§ **Stated goal**: Print, word for word, the opening line of the data below and every line after it through the line that contains "k in range(144)]", but not the pictures.

## start

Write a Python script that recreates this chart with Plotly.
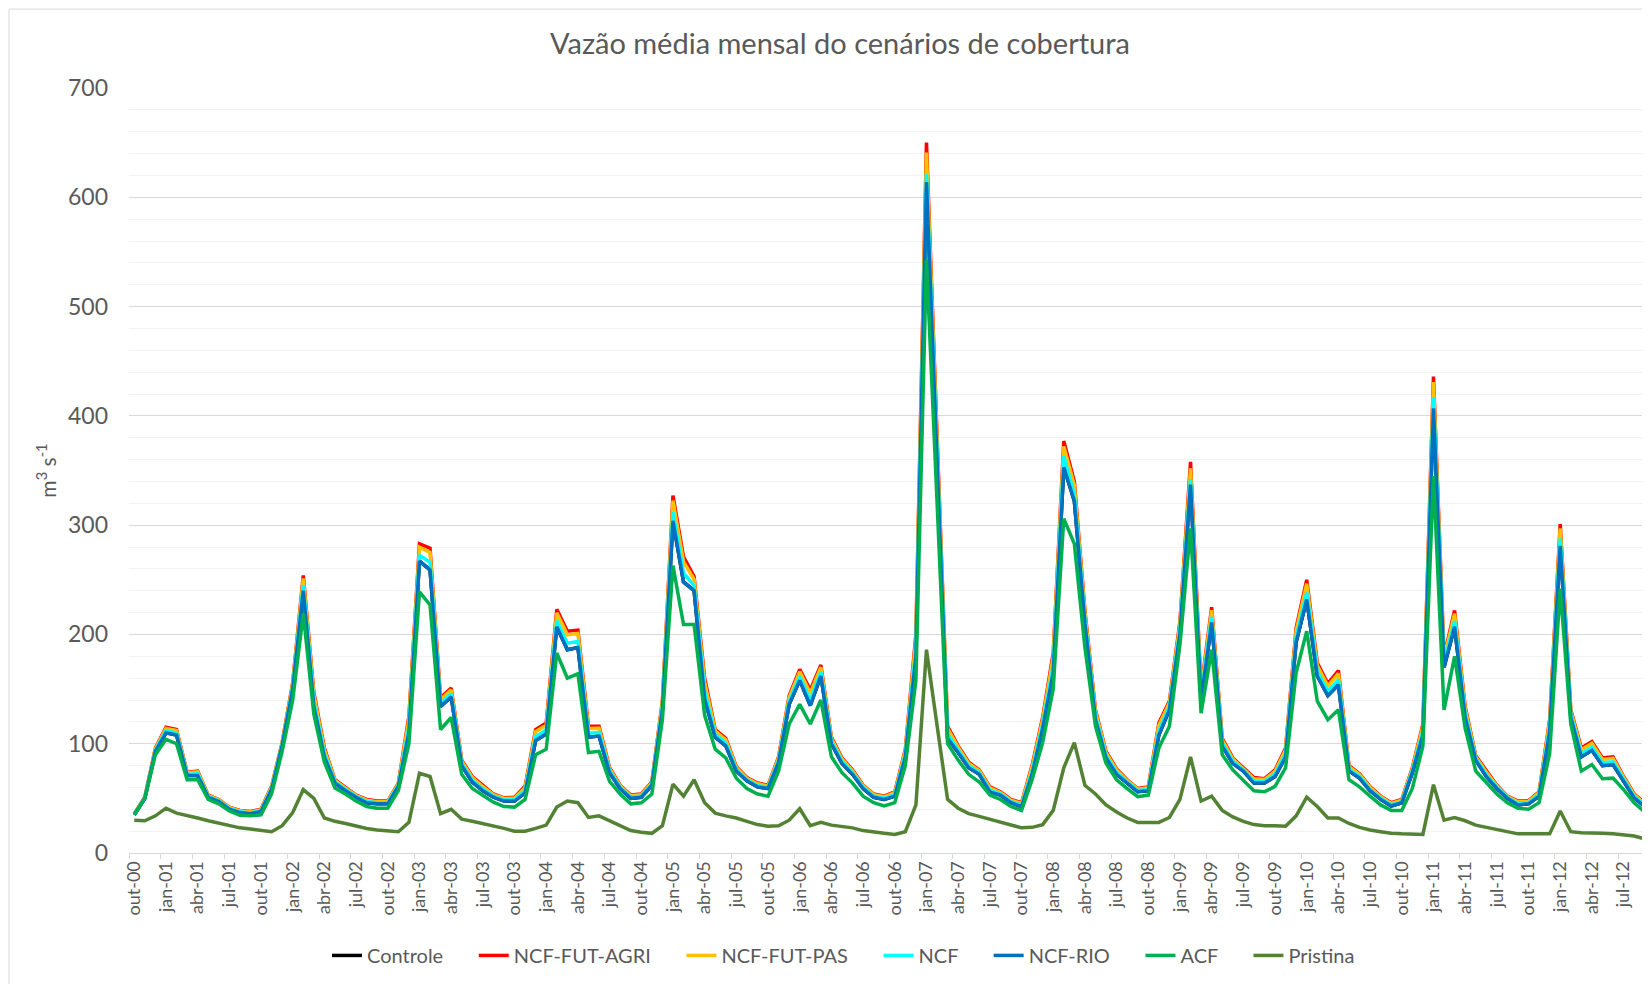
import plotly.graph_objects as go

# Categories: monthly, out-00 .. set-12
meses = ['jan', 'fev', 'mar', 'abr', 'mai', 'jun', 'jul', 'ago', 'set', 'out', 'nov', 'dez']
categorias = [f"{meses[(9 + k) % 12]}-{(2000 + (9 + k) // 12) % 100:02d}" for k in range(144)]

ncf_fut_agri = [
    36, 51, 96, 115, 113, 74, 75, 53, 49, 42, 39, 38,
    40, 61, 101, 156, 254, 147, 96, 67, 60, 53, 49, 47.5,
    47.5, 64, 125, 283, 279, 142, 151, 85, 70, 61.5, 54, 50.5,
    51, 61, 113, 119, 223, 203, 204, 116, 116, 78, 62, 53,
    54, 65, 139, 327, 271, 253, 160, 113, 105, 79, 69, 64,
    62, 88, 144, 168, 149, 172, 106, 87, 76, 62, 54, 52,
    56, 95, 200, 650, 383, 116, 98, 83, 76, 60.5, 56, 49,
    46, 80, 124, 183, 377, 340, 222, 131, 93, 77, 67, 59,
    60.5, 119, 139, 212, 358, 150, 225, 105, 87, 78, 69, 68,
    76, 96, 206, 250, 174, 155, 167, 80, 72.5, 60.5, 52, 46,
    49, 78, 118, 436, 180, 222, 134, 89, 75, 62, 52, 47.5,
    48, 56, 122, 301, 131, 96, 102, 87, 88, 70, 54, 46,
]

ncf_fut_pas = [
    35.8, 50.8, 95.4, 114, 112, 73.4, 74.2, 52.6, 48.6, 41.6, 38.6, 37.6,
    39.6, 60.4, 100.4, 154.8, 251.2, 144.4, 94.4, 66.4, 59.4, 52.6, 48.4, 47,
    47, 63.4, 122, 279.8, 275, 140.4, 149.4, 84, 69, 60.6, 53.4, 49.9,
    50.3, 59.8, 111, 117, 219.8, 199.6, 200.8, 114, 114.2, 77.1, 61.4, 52.4,
    53.4, 64.4, 137.4, 322.4, 266.4, 250.4, 156.2, 111.6, 103.6, 78.2, 68.4, 63.3,
    61.4, 87, 142.4, 166, 146.2, 170, 104.8, 86, 75.2, 61.4, 53.4, 51.4,
    55.2, 93.6, 196, 641, 378.4, 113.8, 96.8, 82, 75.2, 59.6, 55.4, 48.4,
    45.3, 78.4, 122, 179.4, 372, 336.4, 219.6, 129.2, 91.8, 76, 66.4, 58.4,
    59.8, 116.8, 137.4, 209.8, 352, 148, 222.2, 103.6, 86, 77.4, 68, 67.2,
    74.8, 94.4, 203.4, 246.4, 171.6, 152.8, 164.4, 79, 71.7, 59.8, 51.4, 45.4,
    48.4, 77.1, 116, 431, 178, 219, 132, 88.2, 74, 61.4, 51.6, 46.8,
    47.4, 55.2, 119.8, 297, 129.6, 94.4, 100.4, 85.6, 86.6, 69.2, 53.3, 45.3,
]

ncf = [
    35.4, 50.4, 94.1, 111.8, 109.8, 72.1, 72.4, 51.7, 47.7, 40.7, 37.7, 36.7,
    38.7, 59.1, 99.1, 152.1, 244.9, 138.6, 90.8, 65.1, 58.1, 51.7, 47.1, 45.9,
    45.9, 62.1, 115.3, 272.6, 266, 136.8, 145.8, 81.8, 66.8, 58.6, 52.1, 48.6,
    48.7, 57.1, 106.5, 112.5, 212.6, 192, 193.6, 109.5, 110.2, 75.1, 60.1, 51.1,
    52.1, 63.1, 133.8, 312, 256, 244.6, 147.7, 108.5, 100.5, 76.4, 67.1, 61.7,
    60.1, 84.8, 138.8, 161.5, 139.9, 165.5, 102.1, 83.8, 73.4, 60.1, 52.1, 50.1,
    53.4, 90.5, 187, 622, 368, 108.9, 94.1, 79.8, 73.4, 57.6, 54.1, 47.1,
    43.7, 74.8, 117.5, 171.3, 363, 328.3, 214.2, 125.2, 89.1, 73.8, 65.1, 57.1,
    58.2, 111.9, 133.8, 204.9, 342, 143.5, 215.9, 100.5, 83.8, 76.1, 65.8, 65.4,
    72.1, 90.8, 197.6, 238.3, 166.2, 147.9, 158.6, 76.8, 69.9, 58.2, 50.1, 44.1,
    47.1, 75.1, 111.5, 417, 173.5, 212.3, 127.5, 86.4, 71.8, 60.1, 50.7, 45.2,
    46.1, 53.4, 114.9, 288, 126.5, 90.8, 96.8, 82.5, 83.5, 67.4, 51.7, 43.7,
]

ncf_rio = [
    35, 50, 93, 110, 108, 71, 71, 51, 47, 40, 37, 36,
    38, 58, 98, 150, 240, 134, 88, 64, 57, 51, 46, 45,
    45, 61, 110, 267, 259, 134, 143, 80, 65, 57, 51, 47.5,
    47.5, 55, 103, 109, 207, 186, 188, 106, 107, 73.5, 59, 50,
    51, 62, 131, 304, 248, 240, 141, 106, 98, 75, 66, 60.5,
    59, 83, 136, 158, 135, 162, 100, 82, 72, 59, 51, 49,
    52, 88, 180, 614, 360, 105, 92, 78, 72, 56, 53, 46,
    42.5, 72, 114, 165, 353, 322, 210, 122, 87, 72, 64, 56,
    57, 108, 131, 201, 337, 140, 211, 98, 82, 75, 64, 64,
    70, 88, 193, 232, 162, 144, 154, 75, 68.5, 57, 49, 43,
    46, 73.5, 108, 407, 170, 207, 124, 85, 70, 59, 50, 44,
    45, 52, 111, 281, 124, 88, 94, 80, 81, 66, 50.5, 42.5,
]

# Controle is fully hidden beneath the other scenario curves in the reference
controle = [
    35, 50, 93, 110, 108, 71, 71, 51, 47, 40, 37, 36,
    38, 58, 98, 150, 240, 134, 88, 64, 57, 51, 46, 45,
    45, 61, 110, 267, 259, 134, 143, 80, 65, 57, 51, 47.5,
    47.5, 55, 103, 109, 207, 186, 188, 106, 107, 73.5, 59, 50,
    51, 62, 131, 304, 248, 240, 141, 106, 98, 75, 66, 60.5,
    59, 83, 136, 158, 135, 162, 100, 82, 72, 59, 51, 49,
    52, 88, 180, 614, 360, 105, 92, 78, 72, 56, 53, 46,
    42.5, 72, 114, 165, 353, 322, 210, 122, 87, 72, 64, 56,
    57, 108, 131, 201, 337, 140, 211, 98, 82, 75, 64, 64,
    70, 88, 193, 232, 162, 144, 154, 75, 68.5, 57, 49, 43,
    46, 73.5, 108, 407, 170, 207, 124, 85, 70, 59, 50, 44,
    45, 52, 111, 281, 124, 88, 94, 80, 81, 66, 50.5, 42.5,
]

acf = [
    35, 50, 90, 104, 100, 67, 67, 49, 45, 38.5, 34.5, 34,
    35, 54, 93, 140, 219, 127, 83, 59.5, 54, 47.5, 42.5, 41,
    41, 57, 100, 239, 227, 113, 124, 72, 59, 52.5, 46.5, 42.5,
    42, 49, 90, 95, 183, 160, 164, 92, 93, 65.5, 54, 45,
    46, 54, 122, 263, 209, 209, 126, 95, 87, 68.5, 59, 54,
    52, 75, 118, 136, 118, 140, 88, 73.5, 64, 52, 46, 43,
    46, 80, 158, 543, 321, 100, 85, 72, 65, 53, 49, 42.5,
    39, 67, 101, 150, 306, 283, 188, 116, 82, 67, 59, 51.5,
    53, 96, 116, 191, 297, 128, 186, 90, 76, 67, 57, 56,
    61, 78, 165, 203, 139, 122, 131, 67, 60.5, 52, 44, 39,
    39, 59, 98, 345, 131, 180, 114, 75, 64, 54, 46, 41,
    40, 46, 91, 242, 118, 75, 81, 68, 68.5, 58, 46, 37.5,
]

pristina = [
    30, 29.5, 34, 41, 36.5, 34.5, 32, 29.5, 27.5, 25, 23, 22,
    20.5, 19.5, 25, 37, 58, 50, 32, 29, 27, 24.5, 22.5, 21,
    20, 19.5, 28, 73, 70, 36, 40, 31, 29, 27, 24.5, 22.5,
    20, 20, 22.5, 25.5, 42, 47.5, 46, 32.5, 34, 29.5, 24.5, 20.5,
    19, 18, 25, 63, 52, 67, 46, 36.5, 34, 32, 29, 26,
    24.5, 25, 30, 40.5, 25, 28, 25.5, 24.5, 23, 20.5, 19, 18,
    17, 19.5, 44, 186, 117, 49, 41, 36, 33.5, 31, 28, 25.5,
    23, 23.5, 26, 39, 78, 101, 62, 54, 44, 37.5, 32, 28,
    28, 28, 32.5, 49, 88, 47.5, 52, 39, 33, 29, 26, 25,
    25, 24.5, 34, 51, 42.5, 32, 32, 27, 23.5, 21, 19.5, 18,
    17.5, 17, 17, 62.5, 30, 32.5, 29.5, 25.5, 23.5, 21, 19, 17.5,
    17.5, 17.5, 17.5, 38.5, 19.5, 18.5, 18.5, 18, 17.5, 16.5, 15.5, 13,
]

series = [
    ("Controle", controle, "#000000"),
    ("NCF-FUT-AGRI", ncf_fut_agri, "#FF0000"),
    ("NCF-FUT-PAS", ncf_fut_pas, "#FFC000"),
    ("NCF", ncf, "#00FFFF"),
    ("NCF-RIO", ncf_rio, "#0070C0"),
    ("ACF", acf, "#00B050"),
    ("Pristina", pristina, "#548235"),
]

for nome, valores, _ in series:
    assert len(valores) == len(categorias), (nome, len(valores))

FONT = "Lato, Carlito, Calibri, sans-serif"
TXT = "#595959"
PAD = "\u00a0" * 5  # extra spacing after each legend entry (Excel-like spacing)

fig = go.Figure()
for nome, valores, cor in series:
    fig.add_trace(go.Scatter(
        x=categorias, y=valores, name=nome + PAD, mode="lines",
        line=dict(color=cor, width=3.5),
    ))

# The page body has an 8px margin; figure coordinates = page coordinates - 8
OFF = 8
W, H = 1650 - OFF, 984 - OFF
L, R, T = 129 - OFF, 0, 88 - OFF
B = H - (853.5 - OFF)
pw = W - L - R
ph = H - T - B

fig.update_layout(
    width=W, height=H,
    margin=dict(l=L, r=R, t=T, b=B, pad=0),
    paper_bgcolor="white", plot_bgcolor="white",
    font=dict(family=FONT, color=TXT, size=20),
    title=dict(
        text="Vazão média mensal do cenários de cobertura",
        x=(840 - OFF) / W, xanchor="center", y=1 - (44 - OFF) / H, yanchor="middle",
        font=dict(family=FONT, size=29, color=TXT),
    ),
    showlegend=True,
    legend=dict(
        orientation="h", x=(327 - OFF - L) / pw, xanchor="left",
        y=-((956 - OFF) - (H - B)) / ph, yanchor="middle",
        font=dict(family=FONT, size=20, color=TXT),
        traceorder="normal", bgcolor="rgba(0,0,0,0)",
    ),
)

fig.update_xaxes(
    type="category", range=[-0.5, 143.5], tickson="boundaries", dtick=3,
    tickangle=-90, ticks="outside", ticklen=5, tickcolor="#D9D9D9",
    showline=True, linecolor="#D9D9D9", linewidth=1, showgrid=False,
    tickfont=dict(family=FONT, size=18, color=TXT),
)

fig.update_yaxes(
    range=[0, 700], dtick=100, showgrid=True, gridcolor="#D9D9D9", gridwidth=1,
    zeroline=False, showline=False, ticks="", ticklabelstandoff=20,
    tickfont=dict(family=FONT, size=23, color=TXT),
    minor=dict(dtick=20, showgrid=True, gridcolor="#F2F2F2", gridwidth=1),
    title=dict(text="m<sup>3</sup> s<sup>-1</sup>", standoff=5,
               font=dict(family=FONT, size=21, color=TXT)),
)

# chart-area border (Excel style)
fig.add_shape(
    type="rect", xref="paper", yref="paper",
    x0=(9 - OFF - L) / pw, x1=1.05, y0=-0.3, y1=(H - B - (9 - OFF)) / ph,
    line=dict(color="#D9D9D9", width=1), fillcolor="rgba(0,0,0,0)", layer="below",
)

fig.write_html("out.html")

## end

§ **Response to this task**:
Write a Python script that recreates this chart with Plotly.
import plotly.graph_objects as go

# Categories: monthly, out-00 .. set-12
meses = ['jan', 'fev', 'mar', 'abr', 'mai', 'jun', 'jul', 'ago', 'set', 'out', 'nov', 'dez']
categorias = [f"{meses[(9 + k) % 12]}-{(2000 + (9 + k) // 12) % 100:02d}" for k in range(144)]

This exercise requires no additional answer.